Last updated on July 5, 2020
Contradictions heightened this past week, as Trump/Pence continued to disinform the American public. 126,000 people have died. Troubling is a Pew poll that indicates that 40% of Americans think the “worst is behind us” for the pandemic.
While it is true that there has been a dramatic increase in testing since the start of the coronavirus pandemic, the increase in positive cases in recent weeks cannot be attributed to the rise in testing alone.
After weeks in which coronavirus cases and deaths were slowly declining, the tide has turned. On Wednesday, the United States surpassed its previous record high number of cases, reached in April when the virus was battering the Northeast, according to data gathered from states by The COVID Tracking Project. Hospitalizations are also increasing, though they are far from their peak nationally in April.
“The tip of the iceberg can’t be growing with the iceberg shrinking,” said Dr. Sten Vermund, dean of the Yale School of Public Health. “It violates laws of physics and oceanography.”
Poll: A growing number of Americans think the worst of the coronavirus is over, even as cases spike
A new survey from the Pew Research Center found that 40 percent of Americans now believe the worst of Covid-19 is in the past, up from 26 percent in early April. That number includes the majority of Republicans, 61 percent of whom said the country has already suffered the worst of the pandemic.
Overall, the survey — taken June 16 to 22, featuring 4,708 American adults and a 1.8 percentage point margin of error — found a strikingly deep ideological divide between how Republicans and Democrats think about the continued threat of the virus.
Democrats were much more likely to say they’re worried they may get Covid-19 and need to be hospitalized; that they might spread the virus to other people; and that they’re uncomfortable going to salons, restaurants, sporting events, or social gatherings. For instance, the study found 65 percent of Republicans are now comfortable eating in a restaurant, compared to 28 percent of Democrats.

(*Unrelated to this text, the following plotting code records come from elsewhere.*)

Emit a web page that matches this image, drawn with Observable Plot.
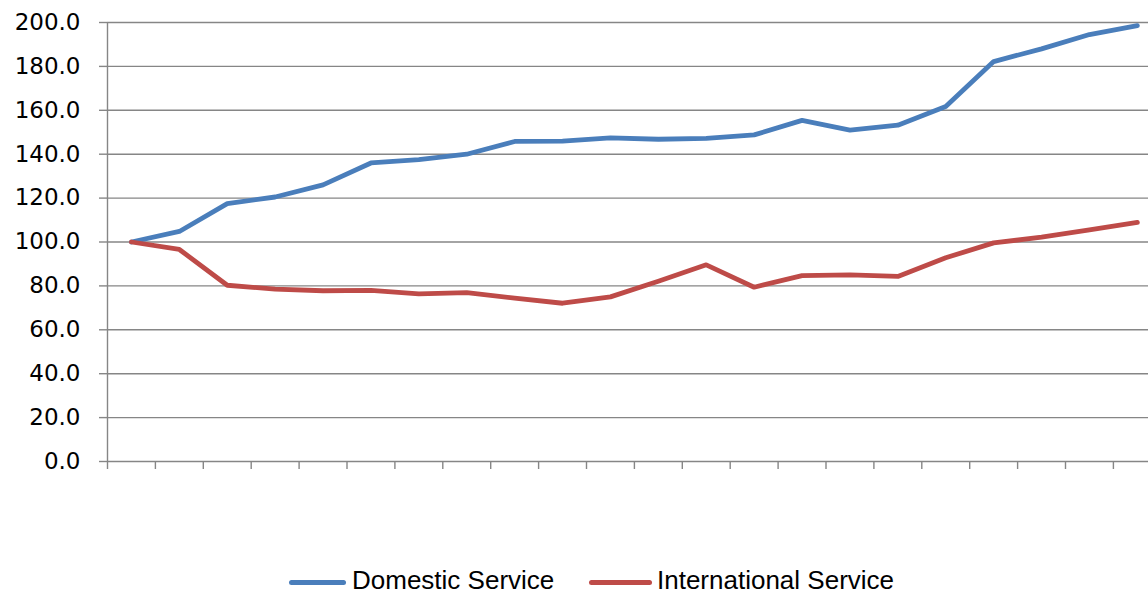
<!DOCTYPE html>
<html>
<head>
<meta charset="utf-8">
<script src="https://cdn.jsdelivr.net/npm/d3@7"></script>
<script src="https://cdn.jsdelivr.net/npm/@observablehq/plot@0.6"></script>
<style>
  html, body { margin: 0; padding: 0; background: #fff; overflow: hidden; }
  #wrap { position: relative; width: 1148px; height: 595px; }
  #legend { position: absolute; top: 0; left: 0; width: 1148px; height: 595px; pointer-events: none;
    font-family: "Liberation Sans", Arial, sans-serif; font-size: 26px; line-height: 26px; color: #000; }
  .sw { position: absolute; height: 5px; border-radius: 3px; top: 580px; }
  .lt { position: absolute; top: 567px; white-space: nowrap; }
</style>
</head>
<body>
<div id="wrap"><div id="chart"></div><div id="legend"></div></div>
<script>
const periods = d3.range(22); // 22 unlabeled categories
const domestic = [100, 104.8, 117.5, 120.5, 126, 136, 137.5, 140, 145.8, 146, 147.4, 146.8, 147.2, 148.8, 155.4, 151, 153.2, 161.7, 182.2, 188, 194.5, 198.6];
const international = [100, 96.6, 80.3, 78.5, 77.8, 78, 76.4, 76.9, 74.4, 72.1, 75, 82.1, 89.6, 79.4, 84.7, 85, 84.3, 92.8, 99.6, 102.2, 105.5, 108.9];
const seriesNames = ["Domestic Service", "International Service"];
const seriesColors = ["#4A7EBB", "#BE4B48"];
const yTicks = d3.range(0, 201, 20);

const data = [];
periods.forEach((p, i) => {
  data.push({p, v: domestic[i], s: seriesNames[0]});
  data.push({p, v: international[i], s: seriesNames[1]});
});

const grid = "#868686";
const chart = Plot.plot({
  width: 1148,
  height: 475,
  marginTop: 22,
  marginBottom: 14,
  marginLeft: 107,
  marginRight: 0,
  style: {fontFamily: "DejaVu Sans, sans-serif", fontSize: "23px", color: "#000", background: "#fff", overflow: "hidden"},
  x: {domain: [-0.5, periods.length - 0.5], range: [107, 107 + 47.9 * periods.length]},
  y: {domain: [0, 200]},
  color: {domain: seriesNames, range: seriesColors},
  marks: [
    Plot.gridY(yTicks, {stroke: grid, strokeOpacity: 1, strokeWidth: 1.4}),
    Plot.axisY(yTicks, {tickSize: 8, tickPadding: 19, stroke: grid, strokeWidth: 1.4, tickFormat: d => d.toFixed(1), label: null, fill: "#000"}),
    Plot.ruleX([-0.5], {y1: 0, y2: 200, stroke: grid, strokeWidth: 1.4}),
    Plot.axisX(periods.map(p => p - 0.5), {tickSize: 8, stroke: grid, strokeWidth: 1.4, tickFormat: () => "", label: null}),
    Plot.lineY(data, {x: "p", y: "v", z: "s", stroke: "s", strokeWidth: 4.8, strokeLinejoin: "round", strokeLinecap: "round"})
  ]
});
document.getElementById("chart").appendChild(chart);

const legend = document.getElementById("legend");
const legendPos = [{sw: 289, w: 57, t: 352}, {sw: 589, w: 63, t: 657}];
seriesNames.forEach((n, i) => {
  const sw = document.createElement("div");
  sw.className = "sw";
  sw.style.left = legendPos[i].sw + "px";
  sw.style.width = legendPos[i].w + "px";
  sw.style.background = seriesColors[i];
  const t = document.createElement("span");
  t.className = "lt";
  t.style.left = legendPos[i].t + "px";
  t.textContent = n;
  legend.appendChild(sw);
  legend.appendChild(t);
});
</script>
</body>
</html>
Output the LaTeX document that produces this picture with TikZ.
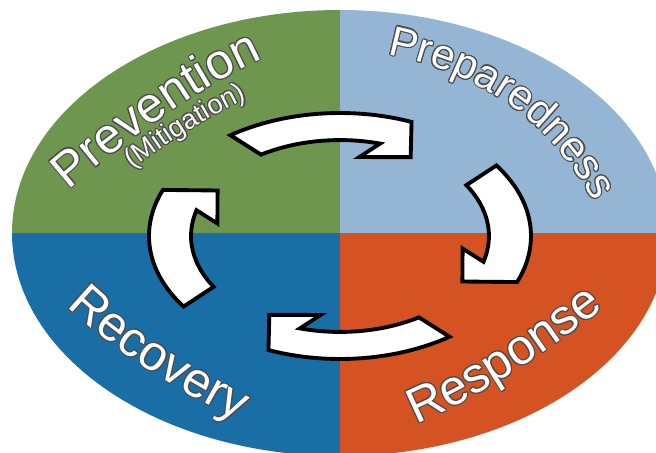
\documentclass[tikz,border=0pt]{standalone}
\usepackage{fontspec}
\setmainfont{Liberation Sans}
\usepackage[copies]{contour}
\contourlength{0.6pt}
\usetikzlibrary{decorations.text}

\definecolor{prevgreen}{HTML}{6F964F}
\definecolor{prepblue}{HTML}{94B6D4}
\definecolor{resporange}{HTML}{D55322}
\definecolor{recblue}{HTML}{1A6EA6}

\newcommand\rimchar[1]{\contour{black!70}{#1}}

\begin{document}
\begin{tikzpicture}[
  cyclearrow/.style={draw=black,fill=white,line width=2.2pt,line join=miter},
  rim/.style={decorate,decoration={text effects along path,text align=center,
    text effects/.cd,text along path,character command=\rimchar,
    characters={text=white,font=\fontsize{#1}{#1}\selectfont}}}]
\useasboundingbox (-6.8,-4.4) rectangle (6.32,4.66);
\clip (-6.8,-4.4) rectangle (6.32,4.66);

% the four phases
\begin{scope}
  \clip (0,0) ellipse [x radius=6.56,y radius=4.46];
  \fill[prevgreen] (-7,0) rectangle (0,5);
  \fill[prepblue] (0,0) rectangle (7,5);
  \fill[resporange] (0,-5) rectangle (7,0);
  \fill[recblue] (-7,-5) rectangle (0,0);
\end{scope}

% cycle arrows, drawn on a unit circle and stretched
\begin{scope}[shift={(0,-0.06)},xscale=3.82,yscale=2.46]
  \foreach \turn in {0,-90,-180,-270}
    \draw[cyclearrow,rotate=\turn] (125:1) arc[start angle=125,end angle=68,radius=1]
      -- (60:0.74) -- (81:0.65) -- (74.4:0.78) arc[start angle=74.4,end angle=122,radius=0.78] -- cycle;
\end{scope}

% labels along the rim
\path[rim=28,decoration={text={Prevention}}] (-5.86,0.5) -- (-5.4,0.88)
  .. controls (-4.0,2.08) and (-2.74,2.94) .. (-1.58,3.47) -- (-1.03,3.72);
\path[rim=15.5,decoration={text={(Mitigation)}}] (-4.6,0.97) -- (-4.16,1.28)
  .. controls (-3.36,1.87) and (-2.59,2.35) .. (-1.84,2.7) -- (-1.36,2.93);
\path[rim=24,decoration={text={Preparedness}}] (0.45,3.71) -- (1.02,3.56)
  .. controls (2.85,3.18) and (4.19,2.23) .. (5.04,0.7) -- (5.33,0.18);
\path[rim=28,decoration={text={Response}}] (1.02,-4.19) -- (1.56,-3.8)
  .. controls (2.69,-3.32) and (3.93,-2.55) .. (5.3,-1.48) -- (5.77,-1.11);
\path[rim=28,decoration={text={Recovery}}] (-5.72,-0.98) -- (-5.44,-1.48)
  .. controls (-4.67,-2.22) and (-3.55,-2.97) .. (-2.08,-3.74) -- (-1.55,-4.02);
\end{tikzpicture}
\end{document}
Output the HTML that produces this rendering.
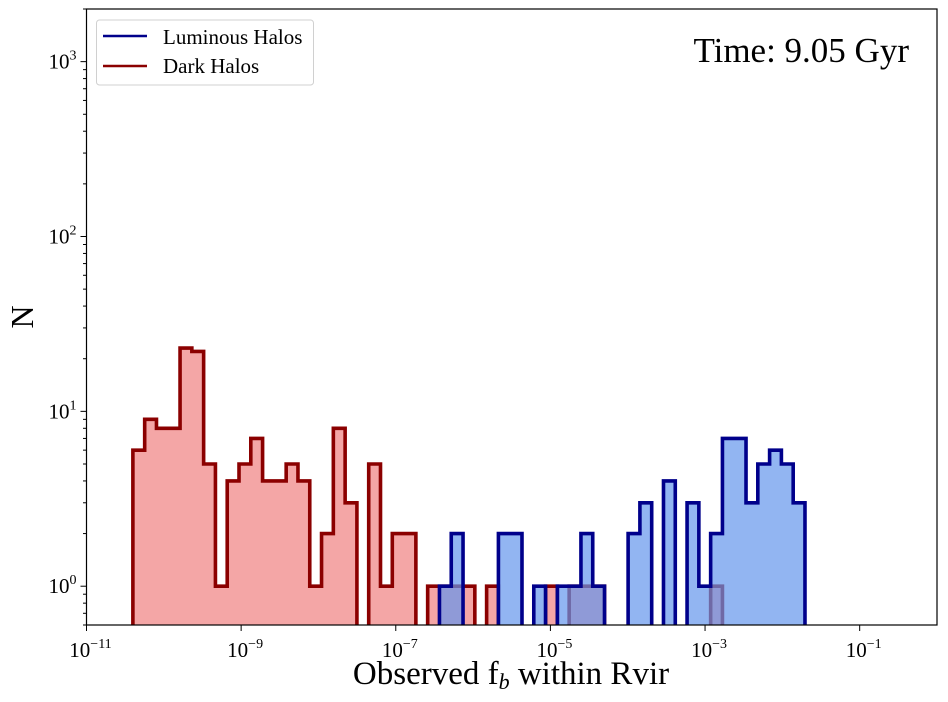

This divide is one that is reflected in the clear difference in public officials’ response to the coronavirus. President Donald Trump has long downplayed the threat posed by Covid-19, and has pushed states to reopen nonessential businesses. That push was — until recently — widely embraced by his allies at the state level. Some states with Republican governors, however, like Texas and Florida, have begun to scale back those reopenings amid increasing case counts.